Some significant 20th century novels with campus settings include Bernard Malamud’s A New Life (1961), Vladimir Nabovov’s Pnin (1957), and Mary McCarthy’s Groves of Academe (1952), which is based on the author’s teaching experiences at Bard and Sarah Lawrence. A roman à clef set in Princeton was literary critic John Aldridge’s Party at Cranton (1960). Among other novels of literary merit set in Princeton, the most famous is F. Scott Fitzgerald’s This Side of Paradise (1920).
Admissions As a Subject
A Princeton University admissions officer is the protagonist of Jean Hanff Korelitz’s Admission (Grand Central $24.99), which “gleams with acute insights into what most consider a deeply mysterious process,” according to The New Yorker.

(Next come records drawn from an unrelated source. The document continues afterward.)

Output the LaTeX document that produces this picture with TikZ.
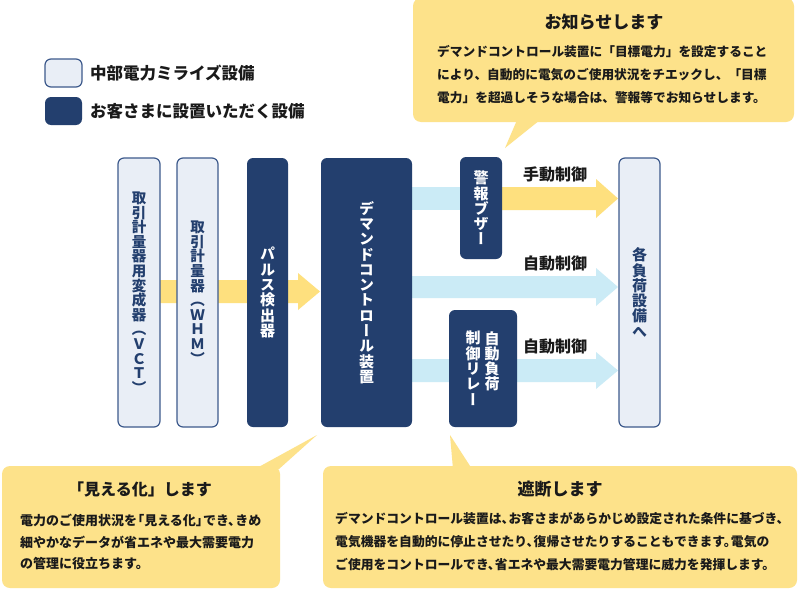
\documentclass[tikz,border=0pt]{standalone}
\usepackage{fontspec}
\setmainfont{Noto Sans CJK JP}
\newfontfamily\jpv{Noto Sans CJK JP}[RawFeature=+vert]
\definecolor{navy}{HTML}{233F6E}
\definecolor{lightbox}{HTML}{E9EEF6}
\definecolor{lightborder}{HTML}{3D5A8C}
\definecolor{bubble}{HTML}{FDE28A}
\definecolor{yarrow}{HTML}{FEE07E}
\definecolor{barrow}{HTML}{CBEBF6}
\definecolor{txt}{HTML}{1A1A1A}
\newcommand\pc{、\kern-.45em}
\newcommand\pk{。\kern-.45em}
\newcommand\lbk{\kern-.45em「}
\newcommand\rbk{」\kern-.45em}
\newcommand\vfont[2]{\jpv\bfseries\fontsize{#1}{#2}\selectfont\lineskiplimit=-50pt}
\tikzset{
  lightcol/.style={draw=lightborder, line width=1.2pt, fill=lightbox, rounded corners=6pt, inner sep=0pt, align=center, text=navy},
  darkcol/.style={fill=navy, rounded corners=6pt, inner sep=0pt, align=center, text=white},
  bubblebox/.style={fill=bubble, rounded corners=8pt, inner sep=0pt},
  body/.style={anchor=west, inner sep=0pt, text=txt, font=\bfseries\fontsize{#1}{#1}\selectfont},
  title/.style={inner sep=0pt, text=txt, font=\bfseries\fontsize{#1}{#1}\selectfont},
  ctl/.style={inner sep=0pt, text=txt, font=\bfseries\fontsize{16}{16}\selectfont},
}
\begin{document}
\begin{tikzpicture}[x=1pt,y=-1pt]
\path[use as bounding box, fill=white] (0,0) rectangle (800,589);

% legend
\node[lightcol, minimum width=37pt, minimum height=28pt] (legA) at (63.5,73) {};
\node[darkcol, minimum width=37pt, minimum height=28pt] (legB) at (63.5,111) {};
\node[body=16.5] (legAt) at (90,73) {中部電力ミライズ設備};
\node[body=16.5] (legBt) at (90,111) {お客さまに設置いただく設備};

% top bubble
\node[bubblebox, minimum width=381pt, minimum height=124pt] (bubT) at (603.5,60) {};
\coordinate (tipT) at (505,148);
\fill[bubble] (517,120) -- (540,120) -- (tipT) -- cycle;
\node[title=17] (bubTt) at (604,22) {お知らせします};
\node[body=12.7] at (437,52) {デマンドコントロール装置に「目標電力」を設定すること};
\node[body=12.7] at (437,75) {により、自動的に電気のご使用状況をチエックし、「目標};
\node[body=12.7] at (437,98) {電力」を超過しそうな場合は、警報等でお知らせします。};

% bottom-left bubble
\node[bubblebox, minimum width=278pt, minimum height=122pt] (bubL) at (141,527) {};
\coordinate (tipL) at (317,435);
\fill[bubble] (255,469) -- (279,469) -- (tipL) -- cycle;
\node[title=16] (bubLt) at (140,489) {「見える化」します};
\node[body=13] at (20,520) {電力のご使用状況を\lbk 見える化\rbk でき\pc きめ};
\node[body=13] at (20,542) {細やかなデータが省エネや最大需要電力};
\node[body=13] at (20,564) {の管理に役立ちます。};

% bottom-right bubble
\node[bubblebox, minimum width=474pt, minimum height=122pt] (bubR) at (560,527) {};
\coordinate (tipR) at (450,435);
\fill[bubble] (453,469) -- (472,469) -- (tipR) -- cycle;
\node[title=17] (bubRt) at (560,489) {遮断します};
\node[body=12.8] at (335,519) {デマンドコントロール装置は\pc お客さまがあらかじめ設定された条件に基づき、};
\node[body=12.8] at (335,542) {電気機器を自動的に停止させたり\pc 復帰させたりすることもできます\pk 電気の};
\node[body=12.8] at (335,565) {ご使用をコントロールでき\pc 省エネや最大需要電力管理に威力を発揮します。};

% fat arrows (drawn under boxes)
\fill[yarrow] (160,280) -- (298,280) -- (298,273) -- (320,291.5) -- (298,310) -- (298,303) -- (160,303) -- cycle;
\fill[barrow] (412,187) -- (470,187) -- (470,210) -- (412,210) -- cycle;
\fill[yarrow] (502,187) -- (596,187) -- (596,179) -- (618,198.5) -- (596,218) -- (596,210) -- (502,210) -- cycle;
\fill[barrow] (412,276) -- (596,276) -- (596,268) -- (618,287) -- (596,306) -- (596,298) -- (412,298) -- cycle;
\fill[barrow] (412,359) -- (596,359) -- (596,352) -- (618,370.5) -- (596,389) -- (596,382) -- (412,382) -- cycle;

% boxes
\node[lightcol, minimum width=42pt, minimum height=269pt, font=\vfont{14.5}{14.6}] (vct) at (139,292.5)
  {取\\引\\計\\量\\器\\用\\変\\成\\器\\（\\Ｖ\\Ｃ\\Ｔ\\）};
\node[lightcol, minimum width=41pt, minimum height=269pt, font=\vfont{14.5}{14.6}] (whm) at (197.5,292.5)
  {取\\引\\計\\量\\器\\（\\Ｗ\\Ｈ\\Ｍ\\）};
\node[darkcol, minimum width=41pt, minimum height=269pt, font=\vfont{15}{15.3}] (pulse) at (267.5,292.5)
  {パ\\ル\\ス\\検\\出\\器};
\node[darkcol, minimum width=91pt, minimum height=269pt, font=\vfont{15}{15.3}] (demand) at (366.5,292.5)
  {デ\\マ\\ン\\ド\\コ\\ン\\ト\\ロ\\ー\\ル\\装\\置};
\node[darkcol, minimum width=42pt, minimum height=102pt, font=\vfont{15}{15.3}] (buzzer) at (481,208)
  {警\\報\\ブ\\ザ\\ー};
\node[darkcol, minimum width=68pt, minimum height=117pt] (relay) at (483,368.5) {};
\node[inner sep=0pt, anchor=north, text=white, align=center, font=\vfont{15}{15.3}] (relayR) at (492,331)
  {自\\動\\負\\荷};
\node[inner sep=0pt, anchor=north, text=white, align=center, font=\vfont{15}{15.3}] (relayL) at (473,331)
  {制\\御\\リ\\レ\\ー};
\node[lightcol, minimum width=41pt, minimum height=269pt, font=\vfont{15}{15.3}] (load) at (639.5,292.5)
  {各\\負\\荷\\設\\備\\へ};

% arrow labels
\node[ctl] (l1) at (555,174) {手動制御};
\node[ctl] (l2) at (555,263) {自動制御};
\node[ctl] (l3) at (555,346) {自動制御};
\end{tikzpicture}
\end{document}
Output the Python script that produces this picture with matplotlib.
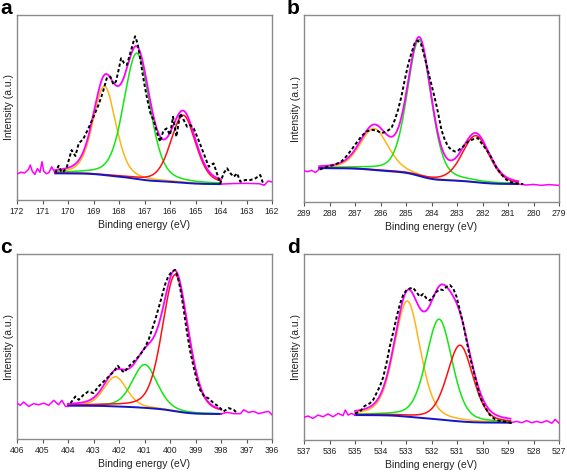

Another more recent novel in the genre is Korelitz’s The Devil and Webster, (Grand Central $27). An NPR review finds the novel “wittily on target about, among other things, social class, privilege, silencing, and old-school feminist ambivalence about power. It also takes on Korelitz’s home subject, the insanity of the college admissions process.”
A Vote for “Franny”
Herman Melville, Mark Twain, William Faulkner, and Ernest Hemingway never went to college. Scott Fitzgerald and Stephen Crane went but never graduated, like J.D. Salinger, the creator of literature’s most famous drop out, Holden Caulfield. That said, my vote for the best fiction on the subject would go to Salinger for his novella, Franny (1961), which begins on the platform of the Dinky station in Princeton the weekend of the Yale game. In the dedication, Salinger mentions his 1-year-old son Matthew, who would land on the same station platform two decades later as a Princeton student.